Written exercise
The line containing "225, 241, 257, 273, 289, 305, 321, 337, 354]" marks the end: extract everything from the first line of the data through that line, exactly, with no pictures.

* start Data section *

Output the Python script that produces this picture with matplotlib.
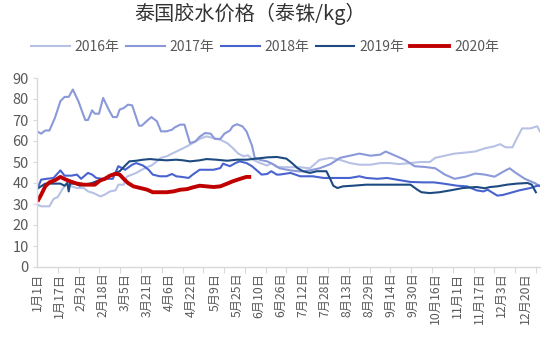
import matplotlib
matplotlib.use("Agg")
import matplotlib.pyplot as plt
import numpy as np

plt.rcParams['font.family'] = ['Noto Sans CJK SC', 'DejaVu Sans']

# x tick labels (dates) and their day-of-year in a leap-year calendar
tick_labels = ["1月1日", "1月17日", "2月2日", "2月18日", "3月5日", "3月21日", "4月6日",
               "4月22日", "5月9日", "5月25日", "6月10日", "6月26日", "7月12日", "7月28日",
               "8月13日", "8月29日", "9月14日", "9月30日", "10月16日", "11月1日",
               "11月17日", "12月3日", "12月20日"]
tick_days = [0, 16, 32, 48, 64, 80, 96, 112, 129, 145, 161, 177, 193, 209,
             225, 241, 257, 273, 289, 305, 321, 337, 354]

# series: day-of-year and price (THB/kg)
d2016 = [0, 3, 9, 12, 15, 19, 22, 25, 29, 34, 37, 41, 46, 49, 53, 57, 59, 63, 65, 69, 72, 76, 80,
         83, 87, 90, 94, 99, 104, 109, 113, 118, 123, 128, 133, 138, 142, 146, 150, 153, 157,
         162, 167, 170, 174, 184, 191, 198, 205, 213, 220, 227, 234, 242, 249, 256, 263, 271,
         278, 285, 289, 296, 303, 311, 318, 325, 332, 336, 340, 345, 348, 352, 358, 363, 365]
v2016 = [29.7, 28.9, 28.9, 32.4, 33.3, 37.6, 40, 38.4, 37.6, 37.6, 36, 35.2, 33.6, 34.4, 36, 36.5,
         39.2, 39.2, 43, 44, 44.8, 46.3, 47.6, 48.3, 50.3, 52, 52.7, 54.3, 55.9, 57.5, 59, 61,
         62.2, 61.4, 60.6, 59, 56.7, 54, 52.7, 53.2, 51, 49.5, 48.3, 49.5, 47.6, 47.5, 47.5, 47,
         51, 52, 51, 49.5, 48.7, 48.7, 49.5, 49.5, 49, 49.5, 50, 50, 52, 53, 54, 54.5, 55, 56.5,
         57.5, 58.5, 57, 57, 61, 66, 66, 67, 64.5]

d2017 = [0, 3, 6, 9, 13, 17, 20, 23, 26, 30, 35, 37, 40, 42, 45, 48, 52, 55, 58, 60, 63, 66, 69,
         74, 76, 80, 83, 87, 90, 94, 98, 100, 104, 107, 111, 115, 118, 122, 126, 129, 133, 136,
         140, 142, 145, 149, 152, 156, 158, 162, 167, 172, 176, 184, 191, 198, 205, 213, 220,
         227, 234, 242, 249, 253, 260, 267, 274, 282, 289, 296, 303, 311, 318, 325, 332, 340,
         343, 347, 354, 361, 365]
v2017 = [64.6, 63.5, 65, 65, 71, 79, 81, 81, 84.5, 79, 70, 70, 74.6, 73, 73, 80.5, 75, 71.4, 71.4,
         75, 75.7, 77.3, 77, 67.3, 67.3, 69.7, 71.4, 69.4, 64.6, 64.6, 65.4, 66.5, 67.8, 67.8, 59,
         59.8, 62, 63.8, 63.5, 61, 61, 63.5, 65, 67, 68, 67, 64.6, 57.8, 52, 51, 50.3, 48.7, 47,
         46, 45.5, 46, 47, 49, 52, 53, 54, 53, 53.5, 55, 53, 51, 48, 47.6, 47, 44, 42, 43, 44.5,
         44, 43, 46, 47, 45, 42, 40, 38.5]

d2018 = [1, 3, 7, 12, 17, 20, 25, 29, 32, 37, 40, 43, 47, 55, 59, 64, 69, 72, 77, 81, 84, 89, 94,
         98, 101, 105, 110, 113, 118, 128, 133, 135, 140, 144, 147, 152, 156, 159, 163, 167,
         170, 174, 176, 184, 191, 200, 208, 218, 227, 234, 239, 247, 254, 261, 271, 280, 288,
         295, 305, 312, 319, 324, 327, 334, 338, 343, 350, 358, 363, 365]
v2018 = [38.4, 41.6, 42, 42.4, 46, 43.5, 43.5, 44, 42, 44.8, 44, 42.4, 42, 42, 48, 46.3, 48.7,
         49.5, 48.3, 46.3, 44, 43.2, 43.2, 44.3, 43.2, 42.9, 42.4, 44, 46.3, 46.3, 47.1, 49.2, 48,
         49.5, 50.3, 49.5, 48, 46.3, 44, 44.3, 45.6, 44, 44, 44.8, 43.2, 43.2, 42.4, 42.4, 42.4,
         43.2, 42.4, 42, 42.4, 41.6, 40.5, 40.3, 40.3, 39.7, 38.7, 38.4, 36.5, 36, 36.8, 34, 34.3,
         35.2, 36.5, 37.6, 38.7, 38.7]

d2019 = [1, 6, 12, 17, 20, 22, 23, 24, 28, 31, 35, 40, 43, 47, 52, 57, 60, 64, 67, 72, 77, 82,
         87, 94, 101, 106, 111, 118, 123, 130, 138, 145, 152, 159, 167, 174, 181, 185, 189, 193,
         198, 203, 210, 213, 215, 218, 222, 229, 239, 251, 261, 271, 276, 279, 285, 292, 300,
         309, 319, 325, 329, 334, 341, 348, 356, 359, 362]
v2019 = [37.6, 39.7, 39.7, 39.7, 38.7, 40, 36, 39.7, 39.7, 38.7, 39.2, 40, 40.8, 41.6, 43.2, 44.8,
         45.6, 48.3, 50.3, 50.6, 51.1, 51.4, 51.1, 50.8, 51.1, 50.8, 50.3, 50.8, 51.4, 51.1, 50.6,
         51.1, 51.1, 51.6, 52.2, 52.4, 51.6, 49.5, 47.1, 45.6, 44.8, 45.6, 45.6, 41.6, 38.7, 37.6,
         38.4, 38.7, 39.2, 39.2, 39.2, 39.2, 36.8, 35.6, 35.2, 35.6, 36.5, 37.6, 38.1, 37.5, 38.1,
         38.4, 39.2, 39.7, 40, 39.2, 35.6]

d2020 = [1, 3, 6, 9, 13, 17, 20, 24, 29, 34, 38, 42, 46, 49, 53, 57, 60, 63, 66, 70, 75, 80, 84,
         89, 94, 99, 104, 109, 113, 118, 123, 128, 133, 138, 142, 147, 152, 154]
v2020 = [32, 34.4, 38.4, 40.3, 41.3, 42.9, 41.9, 40.8, 39.7, 39.2, 39.2, 39.2, 41.3, 41.9, 43.5,
         44.4, 44, 41.9, 40, 38.4, 37.6, 36.8, 35.6, 35.6, 35.6, 36, 36.8, 37.1, 37.9, 38.7, 38.4,
         38.1, 38.4, 39.7, 40.8, 41.9, 42.9, 42.9]

series = [
    ("2016年", d2016, v2016, "#b7c1e6", 1.5),
    ("2017年", d2017, v2017, "#8b99d9", 1.5),
    ("2018年", d2018, v2018, "#4863cf", 1.5),
    ("2019年", d2019, v2019, "#1d4a80", 1.5),
    ("2020年", d2020, v2020, "#c00000", 2.8),
]

fig = plt.figure(figsize=(5.5, 3.38), dpi=100)
ax = fig.add_axes([37/550, 1-267/338, (540-37)/550, (267-78)/338])

for name, d, v, c, lw in series:
    ax.plot(d, v, color=c, lw=lw, label=name, solid_joinstyle='round')

ax.set_xlim(0, 365)
ax.set_ylim(0, 90)
ax.set_yticks(range(0, 91, 10))
ax.set_xticks(tick_days)
ax.set_xticklabels(tick_labels, rotation=90, fontsize=8.8, color='#595959')
ax.set_xticks(np.linspace(0, 362, 25), minor=True)
ax.tick_params(axis='x', which='major', length=0, pad=4)
ax.tick_params(axis='x', which='minor', length=4, color='#d9d9d9', width=0.8)
ax.tick_params(axis='y', length=3, color='#d9d9d9', width=0.8, labelsize=10.5,
               labelcolor='#595959', pad=3)
for s in ['top', 'right']:
    ax.spines[s].set_visible(False)
for s in ['left', 'bottom']:
    ax.spines[s].set_color('#d9d9d9')
    ax.spines[s].set_linewidth(1.0)

fig.text(250/550, 1-14/338, "泰国胶水价格（泰铢/kg）", ha='center', va='center',
         fontsize=14.5, color='#333333')
fig.legend(loc='center', bbox_to_anchor=(265/550, 1-47/338), ncol=5, frameon=False,
           fontsize=10, handlelength=2.8, columnspacing=0.45, handletextpad=0.35,
           labelcolor='#595959')

fig.savefig("out.png", dpi=100)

* end Data section *

Task output
Output the Python script that produces this picture with matplotlib.
import matplotlib
matplotlib.use("Agg")
import matplotlib.pyplot as plt
import numpy as np

plt.rcParams['font.family'] = ['Noto Sans CJK SC', 'DejaVu Sans']

# x tick labels (dates) and their day-of-year in a leap-year calendar
tick_labels = ["1月1日", "1月17日", "2月2日", "2月18日", "3月5日", "3月21日", "4月6日",
               "4月22日", "5月9日", "5月25日", "6月10日", "6月26日", "7月12日", "7月28日",
               "8月13日", "8月29日", "9月14日", "9月30日", "10月16日", "11月1日",
               "11月17日", "12月3日", "12月20日"]
tick_days = [0, 16, 32, 48, 64, 80, 96, 112, 129, 145, 161, 177, 193, 209,
             225, 241, 257, 273, 289, 305, 321, 337, 354]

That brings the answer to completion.